The CFPB just released their Summer Supervisory Highlights which I have linked below. I know that many people get this and look for their section of interest to see what is happening. Yet if you really want to know what you need to be concerned about, it’s important to read between the business lines. The CFPB has not wavered from a repeated message. No matter what type of institution they are supervising, there are some basic elements that we hear them talk about consistently!
Here are a few tidbits that I pulled out from the most recent supervisory highlights:
1. Policies and procedures were not updated to describe actual practices.
2. Policies and procedures included outdated information.
3. Did not conduct regular monitoring.
4. Lacked formal programs to oversee and manage data supplied by furnishers.
5. Did not have defined processes to verify the accuracy of information provided by their providers.
6. There were no quality control policies and procedures to test for accuracy.

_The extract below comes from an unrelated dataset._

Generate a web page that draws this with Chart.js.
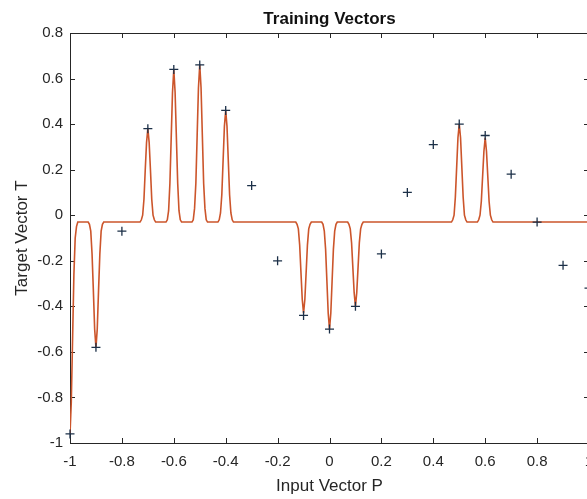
<!DOCTYPE html>
<html>
<head>
<meta charset="utf-8">
<script src="https://cdn.jsdelivr.net/npm/chart.js@4.4.1/dist/chart.umd.min.js"></script>
<style>
  html, body { margin: 0; padding: 0; overflow: hidden; background: #fff; }
  #chart { display: block; }
</style>
</head>
<body>
<canvas id="chart" width="600" height="499"></canvas>
<script>
// training vectors (markers)
var inputP  = [-1, -0.9, -0.8, -0.7, -0.6, -0.5, -0.4, -0.3, -0.2, -0.1, 0, 0.1, 0.2, 0.3, 0.4, 0.5, 0.6, 0.7, 0.8, 0.9, 1];
var targetT = [-0.96, -0.58, -0.07, 0.38, 0.64, 0.66, 0.46, 0.13, -0.20, -0.44, -0.50, -0.40, -0.17, 0.10, 0.31, 0.40, 0.35, 0.18, -0.03, -0.22, -0.32];

// network output curve
var netP = [
  -1, -0.995, -0.99, -0.985, -0.98, -0.975, -0.97,
  -0.93, -0.925, -0.92, -0.915, -0.91, -0.905, -0.9, -0.895, -0.89, -0.885, -0.88, -0.875, -0.87,
  -0.73, -0.725, -0.72, -0.715, -0.71, -0.705, -0.7, -0.695, -0.69, -0.685, -0.68, -0.675, -0.67,
  -0.63, -0.625, -0.62, -0.615, -0.61, -0.605, -0.6, -0.595, -0.59, -0.585, -0.58, -0.575, -0.57,
  -0.53, -0.525, -0.52, -0.515, -0.51, -0.505, -0.5, -0.495, -0.49, -0.485, -0.48, -0.475, -0.47,
  -0.43, -0.425, -0.42, -0.415, -0.41, -0.405, -0.4, -0.395, -0.39, -0.385, -0.38, -0.375, -0.37,
  -0.13, -0.125, -0.12, -0.115, -0.11, -0.105, -0.1, -0.095, -0.09, -0.085, -0.08, -0.075, -0.07,
  -0.03, -0.025, -0.02, -0.015, -0.01, -0.005, 0, 0.005, 0.01, 0.015, 0.02, 0.025, 0.03,
  0.07, 0.075, 0.08, 0.085, 0.09, 0.095, 0.1, 0.105, 0.11, 0.115, 0.12, 0.125, 0.13,
  0.47, 0.475, 0.48, 0.485, 0.49, 0.495, 0.5, 0.505, 0.51, 0.515, 0.52, 0.525, 0.53,
  0.57, 0.575, 0.58, 0.585, 0.59, 0.595, 0.6, 0.605, 0.61, 0.615, 0.62, 0.625, 0.63,
  1
];
var netA = [
  -0.96, -0.82, -0.54, -0.26, -0.10, -0.05, -0.03,
  -0.03, -0.04, -0.07, -0.17, -0.33, -0.50, -0.58, -0.50, -0.33, -0.17, -0.07, -0.04, -0.03,
  -0.03, -0.02, 0.00, 0.07, 0.20, 0.32, 0.38, 0.32, 0.20, 0.07, 0.00, -0.02, -0.03,
  -0.03, -0.02, 0.02, 0.14, 0.34, 0.54, 0.64, 0.54, 0.34, 0.14, 0.02, -0.02, -0.03,
  -0.03, -0.02, 0.03, 0.14, 0.35, 0.56, 0.66, 0.56, 0.35, 0.14, 0.03, -0.02, -0.03,
  -0.03, -0.02, 0.01, 0.09, 0.24, 0.39, 0.46, 0.39, 0.24, 0.09, 0.01, -0.02, -0.03,
  -0.03, -0.04, -0.06, -0.13, -0.25, -0.37, -0.43, -0.37, -0.25, -0.13, -0.06, -0.04, -0.03,
  -0.03, -0.04, -0.07, -0.15, -0.29, -0.43, -0.50, -0.43, -0.29, -0.15, -0.07, -0.04, -0.03,
  -0.03, -0.04, -0.06, -0.12, -0.23, -0.34, -0.40, -0.34, -0.23, -0.12, -0.06, -0.04, -0.03,
  -0.03, -0.02, 0.00, 0.08, 0.21, 0.34, 0.40, 0.34, 0.21, 0.08, 0.00, -0.02, -0.03,
  -0.03, -0.02, 0.00, 0.06, 0.17, 0.28, 0.34, 0.28, 0.17, 0.06, 0.00, -0.02, -0.03,
  -0.03
];

var xTicks = [-1, -0.8, -0.6, -0.4, -0.2, 0, 0.2, 0.4, 0.6, 0.8, 1];
var yTicks = [-1, -0.8, -0.6, -0.4, -0.2, 0, 0.2, 0.4, 0.6, 0.8];

var FONT = '"Liberation Sans", Arial, Helvetica, sans-serif';
var INK = '#262626';

function toPoints(xs, ys){
    return xs.map(function(x, i){ return {x: x, y: ys[i]}; });
}

function tickText(v){
    return String(+Number(v).toFixed(1));
}

// matlab style box with ticks pointing inwards
var boxPlugin = {
    id: 'box',
    beforeDatasetsDraw: function(chart){
        var ctx = chart.ctx, a = chart.chartArea;
        var xs = chart.scales.x, ys = chart.scales.y;
        var len = 5;
        ctx.save();
        ctx.strokeStyle = INK;
        ctx.lineWidth = 1;
        ctx.beginPath();
        ctx.rect(Math.round(a.left) + 0.5, Math.round(a.top) + 0.5,
                 Math.round(a.right - a.left), Math.round(a.bottom - a.top));
        xTicks.forEach(function(v){
            var px = Math.round(xs.getPixelForValue(v)) + 0.5;
            ctx.moveTo(px, a.bottom); ctx.lineTo(px, a.bottom - len);
            ctx.moveTo(px, a.top); ctx.lineTo(px, a.top + len);
        });
        yTicks.forEach(function(v){
            var py = Math.round(ys.getPixelForValue(v)) + 0.5;
            ctx.moveTo(a.left, py); ctx.lineTo(a.left + len, py);
            ctx.moveTo(a.right, py); ctx.lineTo(a.right - len, py);
        });
        ctx.stroke();
        ctx.restore();
    }
};

function drawChart(){
    var ctx = document.getElementById('chart');

    new Chart(ctx, {
        type: 'scatter',
        data: {
            datasets: [{
                label: 'Training',
                data: toPoints(inputP, targetT),
                pointStyle: 'cross',
                pointRadius: 4.5,
                pointBorderWidth: 1.3,
                borderColor: '#1c3048',
                backgroundColor: '#1c3048',
                clip: false,
                order: 0
            }, {
                label: 'Network',
                data: toPoints(netP, netA),
                showLine: true,
                borderColor: '#cc552b',
                borderWidth: 1.6,
                pointRadius: 0,
                tension: 0,
                order: 1
            }]
        },
        options: {
            responsive: false,
            animation: false,
            layout: { padding: { left: 0, top: 0, bottom: 0, right: 11 } },
            plugins: {
                legend: { display: false },
                tooltip: { enabled: false },
                title: {
                    display: true,
                    text: 'Training Vectors',
                    color: '#111',
                    fullSize: false,
                    font: { family: FONT, size: 17, weight: 'bold' },
                    padding: { top: 8.8, bottom: 3.8 }
                }
            },
            scales: {
                x: {
                    type: 'linear',
                    min: -1, max: 1,
                    afterBuildTicks: function(s){ s.ticks = xTicks.map(function(v){ return {value: v}; }); },
                    afterFit: function(s){ s.height = 56; s.paddingLeft = 0; s.paddingRight = 0; },
                    grid: { display: false, drawTicks: false },
                    border: { display: false },
                    ticks: { color: INK, padding: 10, maxRotation: 0, autoSkip: false,
                             callback: tickText,
                             font: { family: FONT, size: 15 } },
                    title: { display: true, text: 'Input Vector P', color: INK,
                             font: { family: FONT, size: 17 }, padding: { top: 0, bottom: 2.8 } }
                },
                y: {
                    type: 'linear',
                    min: -1, max: 0.8,
                    afterBuildTicks: function(s){ s.ticks = yTicks.map(function(v){ return {value: v}; }); },
                    afterFit: function(s){ s.width = 70; s.paddingTop = 0; s.paddingBottom = 0; },
                    grid: { display: false, drawTicks: false },
                    border: { display: false },
                    ticks: { color: INK, padding: 7, autoSkip: false,
                             callback: tickText,
                             font: { family: FONT, size: 15 } },
                    title: { display: true, text: 'Target Vector T', color: INK,
                             font: { family: FONT, size: 17 }, padding: { top: 12.3, bottom: 0 } }
                }
            }
        },
        plugins: [boxPlugin]
    });
}

drawChart();
</script>
</body>
</html>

7. The CFPB expects a financial institution under its supervision to maintain an adequate compliance management system (CMS) tailored to its operations. A robust and well-administered CMS is vital to preventing violations of Federal consumer financial law and the resulting harm to consumers.
8. One or more institutions’ boards of directors did not hold regularly scheduled meetings or receive information sufficient to adequately oversee compliance practices.
9. Institutions lacked formal follow-up or escalation procedures for personnel who were delinquent in completing their required training; and allowed to continue interacting with consumers, even when their training was overdue.
10. Institutions lacked comprehensive compliance audit programs.
11. Weaknesses in inquiry and complaint management and did not log or record consumer complaints.
12. Depriving compliance personnel of important tools for detecting violations
13. Complaints (consumer) and inquiries were not recorded, categorized, or processed by the financial institution receiving them.
14. Violated Regulation Z by failing to establish written policies and procedures as required by the rule.
15. Written policies on loan originator compensation, qualification and identification requirements, without written procedures instructing employees on how to comply with the written policies.
16. Systemic violations that were caused by weaknesses in training, monitoring and corrective action.
So if you find your practices lacking in any of these “heads up” warnings, it might be a good time to start locking down some of the issues, which are sure to be problematic when the CFPB greets you with their presence.